TASK GOAL: All the data should be repeated exactly. Any image in it is left out.
--- begin SOURCE MATERIAL ---
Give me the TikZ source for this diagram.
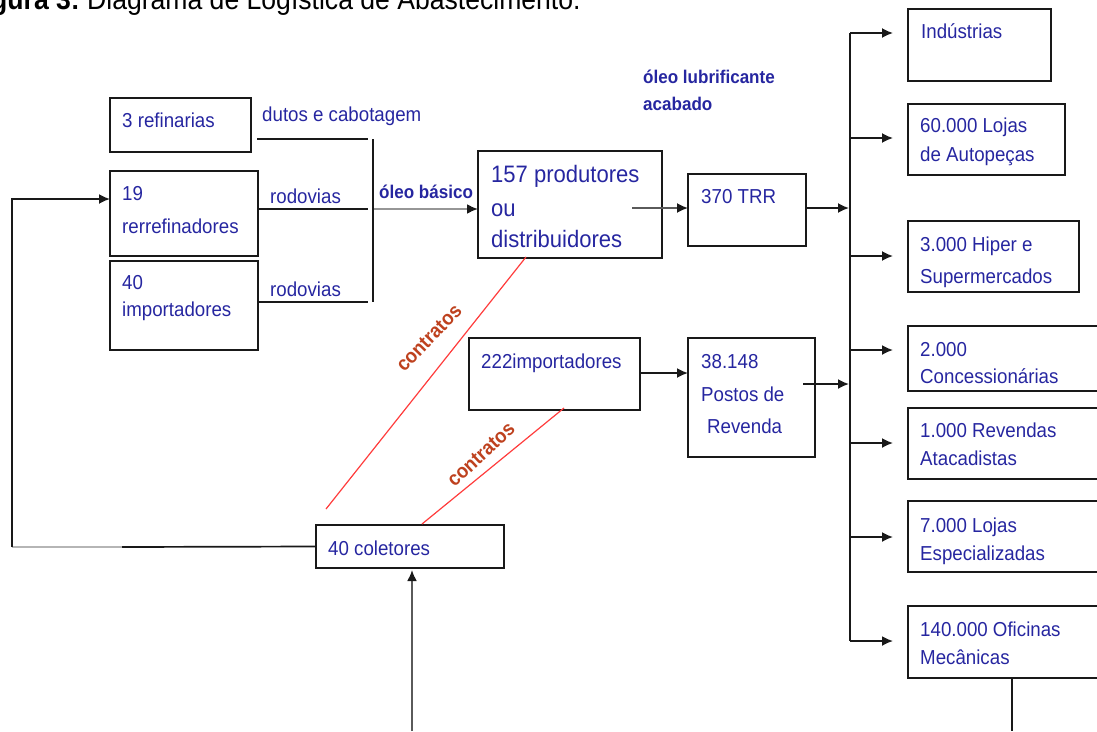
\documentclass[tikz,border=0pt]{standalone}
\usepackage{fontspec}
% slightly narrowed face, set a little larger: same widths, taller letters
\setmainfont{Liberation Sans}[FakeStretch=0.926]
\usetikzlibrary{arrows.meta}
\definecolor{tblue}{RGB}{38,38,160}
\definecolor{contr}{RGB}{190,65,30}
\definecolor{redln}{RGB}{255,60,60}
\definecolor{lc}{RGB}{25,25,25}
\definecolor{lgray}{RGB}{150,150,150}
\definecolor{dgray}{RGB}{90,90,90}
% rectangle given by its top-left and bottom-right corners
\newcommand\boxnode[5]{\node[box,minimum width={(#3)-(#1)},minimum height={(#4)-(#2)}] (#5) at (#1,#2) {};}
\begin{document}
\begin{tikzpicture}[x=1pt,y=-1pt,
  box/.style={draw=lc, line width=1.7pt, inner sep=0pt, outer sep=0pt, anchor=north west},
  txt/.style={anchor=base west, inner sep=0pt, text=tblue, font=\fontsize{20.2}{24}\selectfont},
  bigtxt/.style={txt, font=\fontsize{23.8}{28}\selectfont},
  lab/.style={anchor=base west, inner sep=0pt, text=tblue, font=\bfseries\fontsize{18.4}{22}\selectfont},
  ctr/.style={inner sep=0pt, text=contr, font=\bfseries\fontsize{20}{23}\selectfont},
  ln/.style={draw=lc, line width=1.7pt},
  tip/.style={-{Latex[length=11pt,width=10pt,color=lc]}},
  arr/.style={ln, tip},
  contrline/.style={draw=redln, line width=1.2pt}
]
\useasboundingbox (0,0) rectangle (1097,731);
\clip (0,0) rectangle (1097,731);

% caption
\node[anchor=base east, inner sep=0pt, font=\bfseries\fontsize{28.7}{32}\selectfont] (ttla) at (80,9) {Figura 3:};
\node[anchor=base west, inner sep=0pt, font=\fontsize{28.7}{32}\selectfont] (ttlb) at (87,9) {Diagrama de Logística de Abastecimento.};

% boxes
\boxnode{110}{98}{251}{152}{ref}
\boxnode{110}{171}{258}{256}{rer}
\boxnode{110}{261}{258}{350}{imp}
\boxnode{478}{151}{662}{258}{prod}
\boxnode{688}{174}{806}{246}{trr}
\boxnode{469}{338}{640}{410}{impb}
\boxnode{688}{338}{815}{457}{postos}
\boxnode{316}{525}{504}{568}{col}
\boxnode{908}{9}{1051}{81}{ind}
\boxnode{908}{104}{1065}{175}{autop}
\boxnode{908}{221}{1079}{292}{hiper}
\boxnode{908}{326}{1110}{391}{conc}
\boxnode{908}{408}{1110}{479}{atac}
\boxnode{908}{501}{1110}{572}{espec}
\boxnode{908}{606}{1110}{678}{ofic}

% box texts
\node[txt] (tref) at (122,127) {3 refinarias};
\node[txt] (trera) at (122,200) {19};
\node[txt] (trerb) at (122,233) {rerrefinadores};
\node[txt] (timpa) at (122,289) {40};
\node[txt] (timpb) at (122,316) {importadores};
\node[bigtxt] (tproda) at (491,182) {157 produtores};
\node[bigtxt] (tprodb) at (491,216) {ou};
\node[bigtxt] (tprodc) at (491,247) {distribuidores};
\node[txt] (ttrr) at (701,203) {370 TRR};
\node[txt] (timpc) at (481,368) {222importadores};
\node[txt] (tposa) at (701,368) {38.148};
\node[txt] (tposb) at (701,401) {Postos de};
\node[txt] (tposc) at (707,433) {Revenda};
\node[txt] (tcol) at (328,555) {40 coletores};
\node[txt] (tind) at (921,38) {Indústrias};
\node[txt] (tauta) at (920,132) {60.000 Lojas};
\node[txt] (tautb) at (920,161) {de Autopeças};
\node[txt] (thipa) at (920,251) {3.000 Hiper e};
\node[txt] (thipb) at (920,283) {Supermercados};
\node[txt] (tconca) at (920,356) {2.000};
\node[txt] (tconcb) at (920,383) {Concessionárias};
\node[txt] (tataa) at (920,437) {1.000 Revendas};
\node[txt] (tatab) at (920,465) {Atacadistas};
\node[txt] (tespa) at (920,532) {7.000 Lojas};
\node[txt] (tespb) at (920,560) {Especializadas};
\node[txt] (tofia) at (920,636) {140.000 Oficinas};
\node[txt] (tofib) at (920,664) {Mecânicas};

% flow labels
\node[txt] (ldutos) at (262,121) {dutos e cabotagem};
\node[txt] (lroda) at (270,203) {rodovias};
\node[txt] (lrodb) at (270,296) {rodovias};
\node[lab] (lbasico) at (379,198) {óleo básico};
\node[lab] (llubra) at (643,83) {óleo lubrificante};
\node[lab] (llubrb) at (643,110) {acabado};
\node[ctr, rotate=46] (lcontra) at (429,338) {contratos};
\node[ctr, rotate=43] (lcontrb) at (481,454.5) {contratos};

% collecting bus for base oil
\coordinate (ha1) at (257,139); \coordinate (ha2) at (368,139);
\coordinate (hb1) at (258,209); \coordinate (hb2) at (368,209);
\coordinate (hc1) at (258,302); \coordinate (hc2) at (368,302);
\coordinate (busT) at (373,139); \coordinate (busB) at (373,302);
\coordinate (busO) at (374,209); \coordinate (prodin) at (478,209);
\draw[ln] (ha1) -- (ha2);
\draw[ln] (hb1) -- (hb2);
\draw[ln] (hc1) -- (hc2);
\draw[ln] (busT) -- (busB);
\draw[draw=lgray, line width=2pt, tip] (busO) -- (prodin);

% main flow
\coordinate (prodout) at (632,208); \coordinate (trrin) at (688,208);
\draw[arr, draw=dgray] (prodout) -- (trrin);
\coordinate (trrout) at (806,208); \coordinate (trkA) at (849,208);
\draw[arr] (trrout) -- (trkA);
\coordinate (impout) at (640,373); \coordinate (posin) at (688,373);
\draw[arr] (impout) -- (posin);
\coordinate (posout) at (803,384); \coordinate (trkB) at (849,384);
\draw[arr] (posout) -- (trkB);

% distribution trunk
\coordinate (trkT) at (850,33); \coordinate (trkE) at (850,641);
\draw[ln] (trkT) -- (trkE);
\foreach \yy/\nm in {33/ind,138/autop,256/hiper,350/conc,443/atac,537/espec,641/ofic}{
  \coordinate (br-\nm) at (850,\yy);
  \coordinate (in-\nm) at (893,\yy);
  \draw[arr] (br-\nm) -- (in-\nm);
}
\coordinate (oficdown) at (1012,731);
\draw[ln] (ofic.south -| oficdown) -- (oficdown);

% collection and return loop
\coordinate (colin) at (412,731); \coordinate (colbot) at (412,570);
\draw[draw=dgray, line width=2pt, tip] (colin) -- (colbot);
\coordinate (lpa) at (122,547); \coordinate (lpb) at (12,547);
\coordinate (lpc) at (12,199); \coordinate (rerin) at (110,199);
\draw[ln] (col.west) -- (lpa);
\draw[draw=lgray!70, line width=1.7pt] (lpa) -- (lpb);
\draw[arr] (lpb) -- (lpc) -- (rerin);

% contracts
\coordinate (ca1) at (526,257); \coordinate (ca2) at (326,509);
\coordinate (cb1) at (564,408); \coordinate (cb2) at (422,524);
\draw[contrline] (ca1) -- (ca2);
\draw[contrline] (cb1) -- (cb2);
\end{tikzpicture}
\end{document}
--- end SOURCE MATERIAL ---
ANSWER:
Give me the TikZ source for this diagram.
\documentclass[tikz,border=0pt]{standalone}
\usepackage{fontspec}
% slightly narrowed face, set a little larger: same widths, taller letters
\setmainfont{Liberation Sans}[FakeStretch=0.926]
\usetikzlibrary{arrows.meta}
\definecolor{tblue}{RGB}{38,38,160}
\definecolor{contr}{RGB}{190,65,30}
\definecolor{redln}{RGB}{255,60,60}
\definecolor{lc}{RGB}{25,25,25}
\definecolor{lgray}{RGB}{150,150,150}
\definecolor{dgray}{RGB}{90,90,90}
% rectangle given by its top-left and bottom-right corners
\newcommand\boxnode[5]{\node[box,minimum width={(#3)-(#1)},minimum height={(#4)-(#2)}] (#5) at (#1,#2) {};}
\begin{document}
\begin{tikzpicture}[x=1pt,y=-1pt,
  box/.style={draw=lc, line width=1.7pt, inner sep=0pt, outer sep=0pt, anchor=north west},
  txt/.style={anchor=base west, inner sep=0pt, text=tblue, font=\fontsize{20.2}{24}\selectfont},
  bigtxt/.style={txt, font=\fontsize{23.8}{28}\selectfont},
  lab/.style={anchor=base west, inner sep=0pt, text=tblue, font=\bfseries\fontsize{18.4}{22}\selectfont},
  ctr/.style={inner sep=0pt, text=contr, font=\bfseries\fontsize{20}{23}\selectfont},
  ln/.style={draw=lc, line width=1.7pt},
  tip/.style={-{Latex[length=11pt,width=10pt,color=lc]}},
  arr/.style={ln, tip},
  contrline/.style={draw=redln, line width=1.2pt}
]
\useasboundingbox (0,0) rectangle (1097,731);
\clip (0,0) rectangle (1097,731);

% caption
\node[anchor=base east, inner sep=0pt, font=\bfseries\fontsize{28.7}{32}\selectfont] (ttla) at (80,9) {Figura 3:};
\node[anchor=base west, inner sep=0pt, font=\fontsize{28.7}{32}\selectfont] (ttlb) at (87,9) {Diagrama de Logística de Abastecimento.};

% boxes
\boxnode{110}{98}{251}{152}{ref}
\boxnode{110}{171}{258}{256}{rer}
\boxnode{110}{261}{258}{350}{imp}
\boxnode{478}{151}{662}{258}{prod}
\boxnode{688}{174}{806}{246}{trr}
\boxnode{469}{338}{640}{410}{impb}
\boxnode{688}{338}{815}{457}{postos}
\boxnode{316}{525}{504}{568}{col}
\boxnode{908}{9}{1051}{81}{ind}
\boxnode{908}{104}{1065}{175}{autop}
\boxnode{908}{221}{1079}{292}{hiper}
\boxnode{908}{326}{1110}{391}{conc}
\boxnode{908}{408}{1110}{479}{atac}
\boxnode{908}{501}{1110}{572}{espec}
\boxnode{908}{606}{1110}{678}{ofic}

% box texts
\node[txt] (tref) at (122,127) {3 refinarias};
\node[txt] (trera) at (122,200) {19};
\node[txt] (trerb) at (122,233) {rerrefinadores};
\node[txt] (timpa) at (122,289) {40};
\node[txt] (timpb) at (122,316) {importadores};
\node[bigtxt] (tproda) at (491,182) {157 produtores};
\node[bigtxt] (tprodb) at (491,216) {ou};
\node[bigtxt] (tprodc) at (491,247) {distribuidores};
\node[txt] (ttrr) at (701,203) {370 TRR};
\node[txt] (timpc) at (481,368) {222importadores};
\node[txt] (tposa) at (701,368) {38.148};
\node[txt] (tposb) at (701,401) {Postos de};
\node[txt] (tposc) at (707,433) {Revenda};
\node[txt] (tcol) at (328,555) {40 coletores};
\node[txt] (tind) at (921,38) {Indústrias};
\node[txt] (tauta) at (920,132) {60.000 Lojas};
\node[txt] (tautb) at (920,161) {de Autopeças};
\node[txt] (thipa) at (920,251) {3.000 Hiper e};
\node[txt] (thipb) at (920,283) {Supermercados};
\node[txt] (tconca) at (920,356) {2.000};
\node[txt] (tconcb) at (920,383) {Concessionárias};
\node[txt] (tataa) at (920,437) {1.000 Revendas};
\node[txt] (tatab) at (920,465) {Atacadistas};
\node[txt] (tespa) at (920,532) {7.000 Lojas};
\node[txt] (tespb) at (920,560) {Especializadas};
\node[txt] (tofia) at (920,636) {140.000 Oficinas};
\node[txt] (tofib) at (920,664) {Mecânicas};

% flow labels
\node[txt] (ldutos) at (262,121) {dutos e cabotagem};
\node[txt] (lroda) at (270,203) {rodovias};
\node[txt] (lrodb) at (270,296) {rodovias};
\node[lab] (lbasico) at (379,198) {óleo básico};
\node[lab] (llubra) at (643,83) {óleo lubrificante};
\node[lab] (llubrb) at (643,110) {acabado};
\node[ctr, rotate=46] (lcontra) at (429,338) {contratos};
\node[ctr, rotate=43] (lcontrb) at (481,454.5) {contratos};

% collecting bus for base oil
\coordinate (ha1) at (257,139); \coordinate (ha2) at (368,139);
\coordinate (hb1) at (258,209); \coordinate (hb2) at (368,209);
\coordinate (hc1) at (258,302); \coordinate (hc2) at (368,302);
\coordinate (busT) at (373,139); \coordinate (busB) at (373,302);
\coordinate (busO) at (374,209); \coordinate (prodin) at (478,209);
\draw[ln] (ha1) -- (ha2);
\draw[ln] (hb1) -- (hb2);
\draw[ln] (hc1) -- (hc2);
\draw[ln] (busT) -- (busB);
\draw[draw=lgray, line width=2pt, tip] (busO) -- (prodin);

% main flow
\coordinate (prodout) at (632,208); \coordinate (trrin) at (688,208);
\draw[arr, draw=dgray] (prodout) -- (trrin);
\coordinate (trrout) at (806,208); \coordinate (trkA) at (849,208);
\draw[arr] (trrout) -- (trkA);
\coordinate (impout) at (640,373); \coordinate (posin) at (688,373);
\draw[arr] (impout) -- (posin);
\coordinate (posout) at (803,384); \coordinate (trkB) at (849,384);
\draw[arr] (posout) -- (trkB);

% distribution trunk
\coordinate (trkT) at (850,33); \coordinate (trkE) at (850,641);
\draw[ln] (trkT) -- (trkE);
\foreach \yy/\nm in {33/ind,138/autop,256/hiper,350/conc,443/atac,537/espec,641/ofic}{
  \coordinate (br-\nm) at (850,\yy);
  \coordinate (in-\nm) at (893,\yy);
  \draw[arr] (br-\nm) -- (in-\nm);
}
\coordinate (oficdown) at (1012,731);
\draw[ln] (ofic.south -| oficdown) -- (oficdown);

% collection and return loop
\coordinate (colin) at (412,731); \coordinate (colbot) at (412,570);
\draw[draw=dgray, line width=2pt, tip] (colin) -- (colbot);
\coordinate (lpa) at (122,547); \coordinate (lpb) at (12,547);
\coordinate (lpc) at (12,199); \coordinate (rerin) at (110,199);
\draw[ln] (col.west) -- (lpa);
\draw[draw=lgray!70, line width=1.7pt] (lpa) -- (lpb);
\draw[arr] (lpb) -- (lpc) -- (rerin);

% contracts
\coordinate (ca1) at (526,257); \coordinate (ca2) at (326,509);
\coordinate (cb1) at (564,408); \coordinate (cb2) at (422,524);
\draw[contrline] (ca1) -- (ca2);
\draw[contrline] (cb1) -- (cb2);
\end{tikzpicture}
\end{document}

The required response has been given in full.